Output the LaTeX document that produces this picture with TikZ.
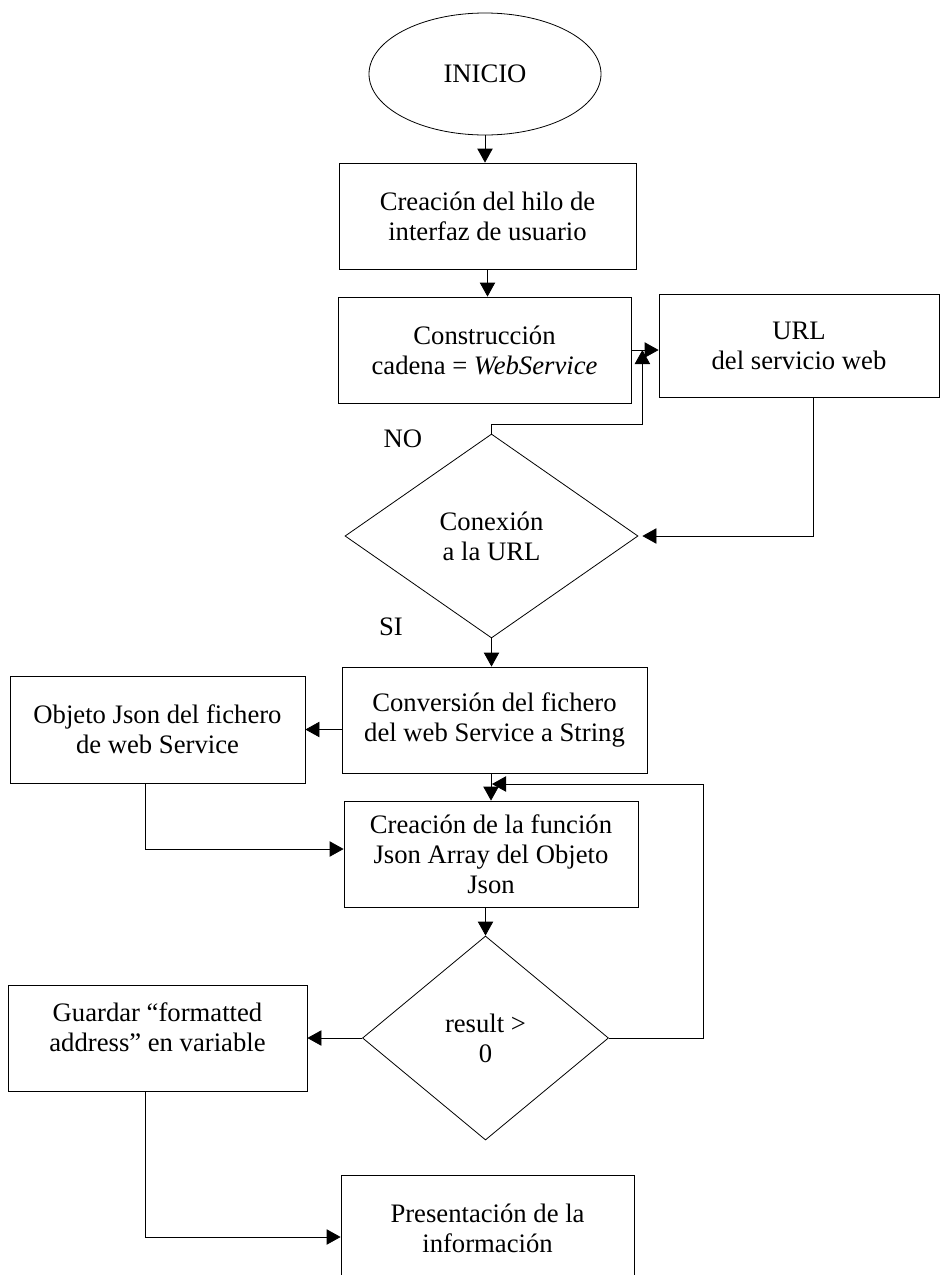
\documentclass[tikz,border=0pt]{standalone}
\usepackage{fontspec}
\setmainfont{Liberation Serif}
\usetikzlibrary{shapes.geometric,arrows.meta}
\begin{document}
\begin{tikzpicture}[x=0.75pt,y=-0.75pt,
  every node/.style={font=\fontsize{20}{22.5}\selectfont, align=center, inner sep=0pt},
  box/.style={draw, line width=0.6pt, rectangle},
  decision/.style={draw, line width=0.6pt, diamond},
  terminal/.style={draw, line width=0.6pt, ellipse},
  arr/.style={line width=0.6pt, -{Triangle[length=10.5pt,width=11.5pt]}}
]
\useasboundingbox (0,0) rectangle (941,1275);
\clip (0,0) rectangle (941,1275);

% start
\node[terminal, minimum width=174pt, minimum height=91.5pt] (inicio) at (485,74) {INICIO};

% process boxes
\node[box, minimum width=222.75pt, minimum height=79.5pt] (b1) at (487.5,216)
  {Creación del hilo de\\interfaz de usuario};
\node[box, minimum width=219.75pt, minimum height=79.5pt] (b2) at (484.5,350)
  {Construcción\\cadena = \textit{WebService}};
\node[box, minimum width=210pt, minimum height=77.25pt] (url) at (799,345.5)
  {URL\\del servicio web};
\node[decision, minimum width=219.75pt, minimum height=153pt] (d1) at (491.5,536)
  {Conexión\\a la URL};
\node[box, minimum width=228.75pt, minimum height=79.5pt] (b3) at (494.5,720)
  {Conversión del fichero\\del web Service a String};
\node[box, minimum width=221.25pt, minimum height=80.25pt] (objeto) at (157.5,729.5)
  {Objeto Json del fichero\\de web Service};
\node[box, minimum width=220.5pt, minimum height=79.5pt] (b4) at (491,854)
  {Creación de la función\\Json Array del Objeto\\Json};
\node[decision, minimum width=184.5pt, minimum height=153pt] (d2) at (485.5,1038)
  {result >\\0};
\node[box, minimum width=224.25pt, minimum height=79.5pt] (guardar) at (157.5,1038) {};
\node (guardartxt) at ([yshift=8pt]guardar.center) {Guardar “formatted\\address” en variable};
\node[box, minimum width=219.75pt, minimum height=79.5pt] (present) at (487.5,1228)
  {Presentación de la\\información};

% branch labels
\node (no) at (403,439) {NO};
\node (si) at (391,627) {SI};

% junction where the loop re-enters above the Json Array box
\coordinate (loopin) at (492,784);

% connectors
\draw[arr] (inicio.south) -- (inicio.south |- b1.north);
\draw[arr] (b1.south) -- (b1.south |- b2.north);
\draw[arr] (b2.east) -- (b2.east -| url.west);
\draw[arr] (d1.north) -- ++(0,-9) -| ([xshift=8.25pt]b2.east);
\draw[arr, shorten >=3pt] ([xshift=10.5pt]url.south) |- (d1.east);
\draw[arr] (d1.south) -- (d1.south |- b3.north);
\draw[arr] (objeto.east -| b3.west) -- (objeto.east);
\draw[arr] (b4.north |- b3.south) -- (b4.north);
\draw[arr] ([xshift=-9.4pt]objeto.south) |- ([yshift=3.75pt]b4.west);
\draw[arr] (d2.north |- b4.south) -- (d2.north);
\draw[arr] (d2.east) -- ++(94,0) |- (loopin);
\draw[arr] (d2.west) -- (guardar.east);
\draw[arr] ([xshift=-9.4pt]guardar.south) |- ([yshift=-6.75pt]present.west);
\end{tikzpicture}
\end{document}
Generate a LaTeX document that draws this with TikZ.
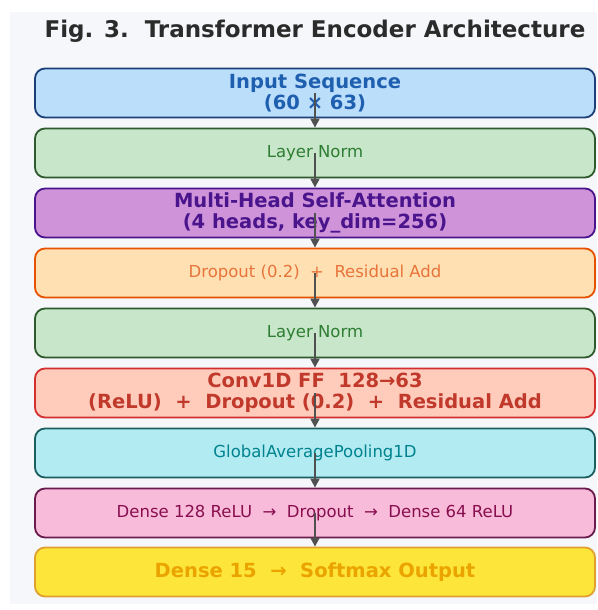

┄┄┄┄┄┄

What the exercise asks:
List the lines of the records where "LaTeX" occurs.

The reply:
Output the LaTeX document that produces this picture with TikZ.
Generate a LaTeX document that draws this with TikZ.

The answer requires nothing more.